> [Supplied entries]:
------------------------------------------------
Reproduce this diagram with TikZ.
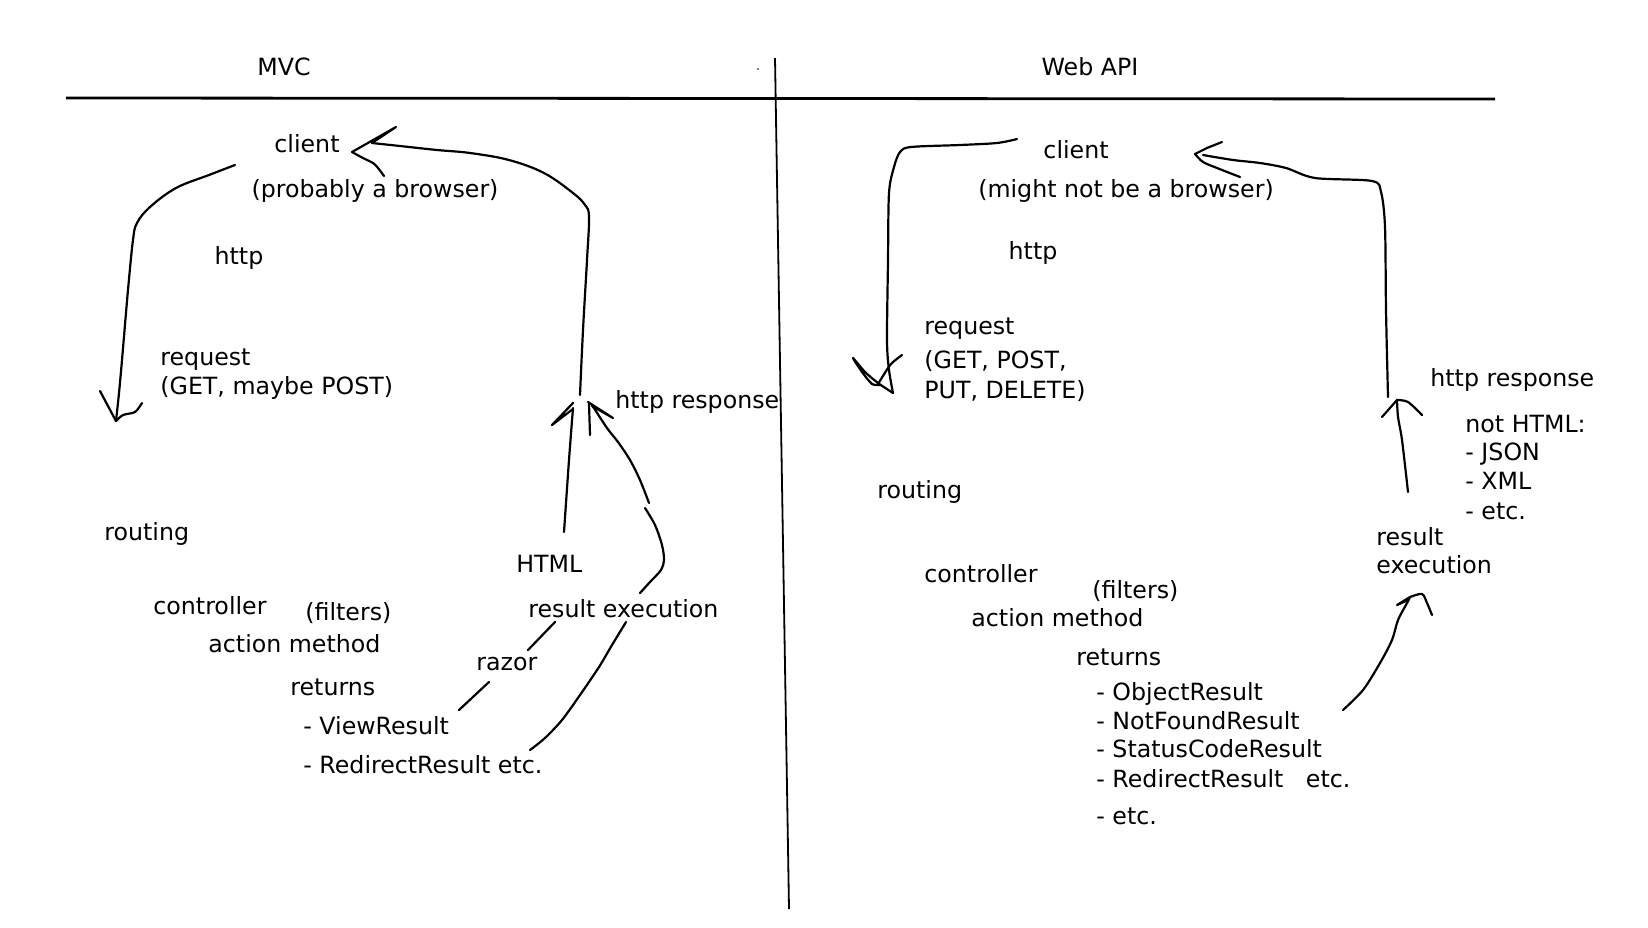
------------------------------------------------
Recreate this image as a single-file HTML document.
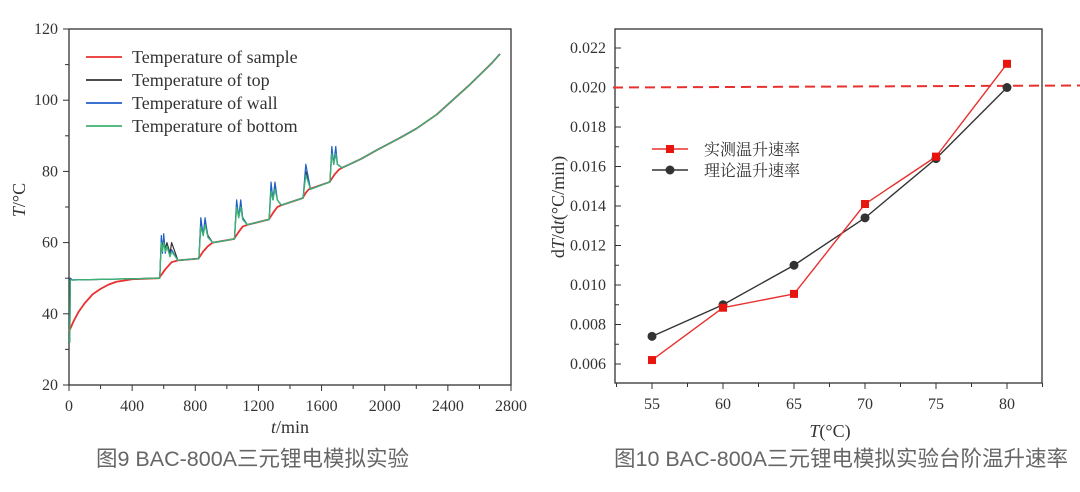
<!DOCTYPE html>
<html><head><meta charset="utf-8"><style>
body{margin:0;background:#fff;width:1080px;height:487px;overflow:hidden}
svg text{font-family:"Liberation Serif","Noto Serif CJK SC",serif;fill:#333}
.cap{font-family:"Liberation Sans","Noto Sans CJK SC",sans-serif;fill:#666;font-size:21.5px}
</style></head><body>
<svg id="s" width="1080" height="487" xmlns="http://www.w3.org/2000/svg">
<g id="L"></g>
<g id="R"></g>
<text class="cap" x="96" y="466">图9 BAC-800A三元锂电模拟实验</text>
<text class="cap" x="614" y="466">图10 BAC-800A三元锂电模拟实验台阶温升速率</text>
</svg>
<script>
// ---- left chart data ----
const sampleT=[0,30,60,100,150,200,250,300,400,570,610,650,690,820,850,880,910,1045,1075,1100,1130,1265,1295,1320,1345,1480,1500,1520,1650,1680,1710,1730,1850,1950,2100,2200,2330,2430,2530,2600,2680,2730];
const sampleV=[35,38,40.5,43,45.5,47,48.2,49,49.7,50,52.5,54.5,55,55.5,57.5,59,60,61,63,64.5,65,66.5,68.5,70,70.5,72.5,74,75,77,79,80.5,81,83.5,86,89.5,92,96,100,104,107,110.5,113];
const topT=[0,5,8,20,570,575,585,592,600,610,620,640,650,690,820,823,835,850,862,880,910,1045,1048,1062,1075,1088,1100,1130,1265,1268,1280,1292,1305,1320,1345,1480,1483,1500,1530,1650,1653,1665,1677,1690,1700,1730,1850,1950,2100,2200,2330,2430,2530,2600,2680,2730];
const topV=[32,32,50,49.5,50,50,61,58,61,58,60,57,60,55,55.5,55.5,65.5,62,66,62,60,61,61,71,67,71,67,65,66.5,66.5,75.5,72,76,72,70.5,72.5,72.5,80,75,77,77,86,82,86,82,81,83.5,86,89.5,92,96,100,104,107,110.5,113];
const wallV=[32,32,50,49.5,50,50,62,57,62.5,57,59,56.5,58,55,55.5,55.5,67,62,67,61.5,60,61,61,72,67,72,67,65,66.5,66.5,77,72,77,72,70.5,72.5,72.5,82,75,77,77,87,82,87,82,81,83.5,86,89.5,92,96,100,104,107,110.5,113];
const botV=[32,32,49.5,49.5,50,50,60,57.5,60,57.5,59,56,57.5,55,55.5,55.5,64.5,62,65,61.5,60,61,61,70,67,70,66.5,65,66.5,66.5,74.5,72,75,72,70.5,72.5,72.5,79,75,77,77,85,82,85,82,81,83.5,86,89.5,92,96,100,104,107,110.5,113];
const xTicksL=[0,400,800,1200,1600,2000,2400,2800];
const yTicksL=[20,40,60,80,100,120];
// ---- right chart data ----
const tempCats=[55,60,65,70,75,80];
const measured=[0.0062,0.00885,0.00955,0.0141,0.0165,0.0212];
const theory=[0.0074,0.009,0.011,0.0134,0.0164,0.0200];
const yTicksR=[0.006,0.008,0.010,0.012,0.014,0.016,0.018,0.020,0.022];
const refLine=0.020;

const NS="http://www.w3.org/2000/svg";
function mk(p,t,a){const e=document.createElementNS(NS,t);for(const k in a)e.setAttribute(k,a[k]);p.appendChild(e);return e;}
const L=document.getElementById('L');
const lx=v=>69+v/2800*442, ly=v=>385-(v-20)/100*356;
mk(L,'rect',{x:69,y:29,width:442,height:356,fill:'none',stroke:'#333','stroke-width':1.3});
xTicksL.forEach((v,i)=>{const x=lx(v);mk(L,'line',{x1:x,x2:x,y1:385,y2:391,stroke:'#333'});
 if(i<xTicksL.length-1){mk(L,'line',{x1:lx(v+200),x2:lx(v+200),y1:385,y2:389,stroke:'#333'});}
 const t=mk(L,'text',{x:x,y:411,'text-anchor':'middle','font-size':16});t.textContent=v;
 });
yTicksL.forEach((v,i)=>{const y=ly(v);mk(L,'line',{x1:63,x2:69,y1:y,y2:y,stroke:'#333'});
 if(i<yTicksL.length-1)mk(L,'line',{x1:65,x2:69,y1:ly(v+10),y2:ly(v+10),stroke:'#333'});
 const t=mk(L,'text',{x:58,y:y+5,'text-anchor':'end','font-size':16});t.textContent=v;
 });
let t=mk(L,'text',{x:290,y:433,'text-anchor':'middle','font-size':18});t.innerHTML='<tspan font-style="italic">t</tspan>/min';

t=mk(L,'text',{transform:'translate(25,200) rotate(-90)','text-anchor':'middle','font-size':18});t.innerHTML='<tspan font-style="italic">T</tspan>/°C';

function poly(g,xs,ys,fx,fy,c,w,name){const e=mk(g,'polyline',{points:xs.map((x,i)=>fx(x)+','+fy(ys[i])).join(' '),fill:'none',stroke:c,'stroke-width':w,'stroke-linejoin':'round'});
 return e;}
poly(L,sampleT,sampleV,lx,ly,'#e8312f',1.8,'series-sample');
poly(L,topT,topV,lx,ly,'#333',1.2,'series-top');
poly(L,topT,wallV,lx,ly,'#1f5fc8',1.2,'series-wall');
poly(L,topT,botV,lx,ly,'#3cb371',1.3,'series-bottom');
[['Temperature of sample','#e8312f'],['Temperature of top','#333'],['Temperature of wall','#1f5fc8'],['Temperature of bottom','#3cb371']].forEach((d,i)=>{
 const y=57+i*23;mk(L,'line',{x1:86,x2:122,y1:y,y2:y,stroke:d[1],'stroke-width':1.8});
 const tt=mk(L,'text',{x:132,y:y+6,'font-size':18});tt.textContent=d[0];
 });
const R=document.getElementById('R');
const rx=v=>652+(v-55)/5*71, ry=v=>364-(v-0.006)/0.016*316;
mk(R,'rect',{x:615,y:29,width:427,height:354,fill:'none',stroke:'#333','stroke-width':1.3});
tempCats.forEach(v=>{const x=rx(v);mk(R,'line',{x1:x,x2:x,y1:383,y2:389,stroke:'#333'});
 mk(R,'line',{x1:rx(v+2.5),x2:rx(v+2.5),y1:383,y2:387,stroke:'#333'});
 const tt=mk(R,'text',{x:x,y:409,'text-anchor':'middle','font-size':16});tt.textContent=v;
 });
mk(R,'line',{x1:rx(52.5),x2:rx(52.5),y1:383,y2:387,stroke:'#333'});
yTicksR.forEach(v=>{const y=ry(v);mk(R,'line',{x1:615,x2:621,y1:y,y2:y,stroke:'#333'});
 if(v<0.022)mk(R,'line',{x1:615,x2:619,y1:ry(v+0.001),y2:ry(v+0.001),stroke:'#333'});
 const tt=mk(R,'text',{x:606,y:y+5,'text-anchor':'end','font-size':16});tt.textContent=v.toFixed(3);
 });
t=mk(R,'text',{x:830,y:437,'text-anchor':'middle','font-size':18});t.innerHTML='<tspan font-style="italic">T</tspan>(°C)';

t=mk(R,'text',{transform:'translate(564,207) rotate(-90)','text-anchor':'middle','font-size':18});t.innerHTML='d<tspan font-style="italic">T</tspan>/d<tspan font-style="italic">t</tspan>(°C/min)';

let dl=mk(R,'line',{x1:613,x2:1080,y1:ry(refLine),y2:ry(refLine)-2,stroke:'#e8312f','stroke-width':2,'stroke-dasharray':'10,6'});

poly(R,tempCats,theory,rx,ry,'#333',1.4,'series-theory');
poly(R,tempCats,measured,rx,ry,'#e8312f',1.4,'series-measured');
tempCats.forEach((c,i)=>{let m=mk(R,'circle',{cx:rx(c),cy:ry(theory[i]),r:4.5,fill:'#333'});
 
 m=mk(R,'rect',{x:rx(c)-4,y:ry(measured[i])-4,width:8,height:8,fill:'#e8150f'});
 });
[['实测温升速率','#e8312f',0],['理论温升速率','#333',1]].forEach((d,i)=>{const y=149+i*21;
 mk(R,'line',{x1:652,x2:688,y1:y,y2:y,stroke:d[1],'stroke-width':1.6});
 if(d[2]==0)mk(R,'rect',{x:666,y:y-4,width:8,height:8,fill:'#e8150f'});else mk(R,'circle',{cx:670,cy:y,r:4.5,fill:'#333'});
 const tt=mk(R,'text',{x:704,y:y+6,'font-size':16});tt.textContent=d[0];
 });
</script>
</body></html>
------------------------------------------------
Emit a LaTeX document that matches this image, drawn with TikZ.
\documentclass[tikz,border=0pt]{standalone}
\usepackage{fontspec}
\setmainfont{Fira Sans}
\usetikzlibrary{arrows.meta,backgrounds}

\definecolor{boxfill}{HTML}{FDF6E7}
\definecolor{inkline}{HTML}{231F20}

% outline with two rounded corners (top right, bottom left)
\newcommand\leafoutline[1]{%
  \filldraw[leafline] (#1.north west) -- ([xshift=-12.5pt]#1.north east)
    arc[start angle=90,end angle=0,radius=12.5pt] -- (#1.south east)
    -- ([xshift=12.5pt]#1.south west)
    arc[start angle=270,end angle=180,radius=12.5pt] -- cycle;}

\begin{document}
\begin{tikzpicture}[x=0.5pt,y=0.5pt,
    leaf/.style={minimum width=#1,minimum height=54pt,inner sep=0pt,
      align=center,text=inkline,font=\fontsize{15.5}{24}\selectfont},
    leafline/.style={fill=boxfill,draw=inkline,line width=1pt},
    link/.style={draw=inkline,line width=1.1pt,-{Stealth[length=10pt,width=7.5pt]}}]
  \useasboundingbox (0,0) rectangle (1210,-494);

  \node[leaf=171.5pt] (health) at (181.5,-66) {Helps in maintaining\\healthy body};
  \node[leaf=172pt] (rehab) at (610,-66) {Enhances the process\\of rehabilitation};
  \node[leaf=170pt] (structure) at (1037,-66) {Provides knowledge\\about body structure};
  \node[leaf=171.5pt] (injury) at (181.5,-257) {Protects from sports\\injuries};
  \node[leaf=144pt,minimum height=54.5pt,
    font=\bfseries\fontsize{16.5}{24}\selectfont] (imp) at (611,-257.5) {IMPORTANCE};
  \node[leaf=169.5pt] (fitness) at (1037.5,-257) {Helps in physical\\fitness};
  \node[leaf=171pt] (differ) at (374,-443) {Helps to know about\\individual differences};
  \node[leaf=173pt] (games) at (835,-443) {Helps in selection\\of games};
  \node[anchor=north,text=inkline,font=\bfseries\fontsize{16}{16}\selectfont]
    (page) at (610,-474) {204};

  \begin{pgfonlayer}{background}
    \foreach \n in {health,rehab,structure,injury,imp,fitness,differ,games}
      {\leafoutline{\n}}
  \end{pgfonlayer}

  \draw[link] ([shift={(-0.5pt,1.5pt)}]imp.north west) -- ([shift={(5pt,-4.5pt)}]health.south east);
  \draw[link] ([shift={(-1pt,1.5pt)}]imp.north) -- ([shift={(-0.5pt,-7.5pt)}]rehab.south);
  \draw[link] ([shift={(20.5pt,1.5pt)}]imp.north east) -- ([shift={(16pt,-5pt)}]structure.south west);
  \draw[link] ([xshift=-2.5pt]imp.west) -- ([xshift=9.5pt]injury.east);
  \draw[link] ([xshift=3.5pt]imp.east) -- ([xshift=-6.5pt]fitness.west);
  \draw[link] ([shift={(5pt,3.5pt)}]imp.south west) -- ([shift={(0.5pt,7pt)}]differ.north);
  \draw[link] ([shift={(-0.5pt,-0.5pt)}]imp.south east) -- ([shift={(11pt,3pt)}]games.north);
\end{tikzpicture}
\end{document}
------------------------------------------------
> [Exercise description]:
Extract each line from the listing that holds the word "with".

> [Reply to the task]:
Reproduce this diagram with TikZ.
Emit a LaTeX document that matches this image, drawn with TikZ.
% outline with two rounded corners (top right, bottom left)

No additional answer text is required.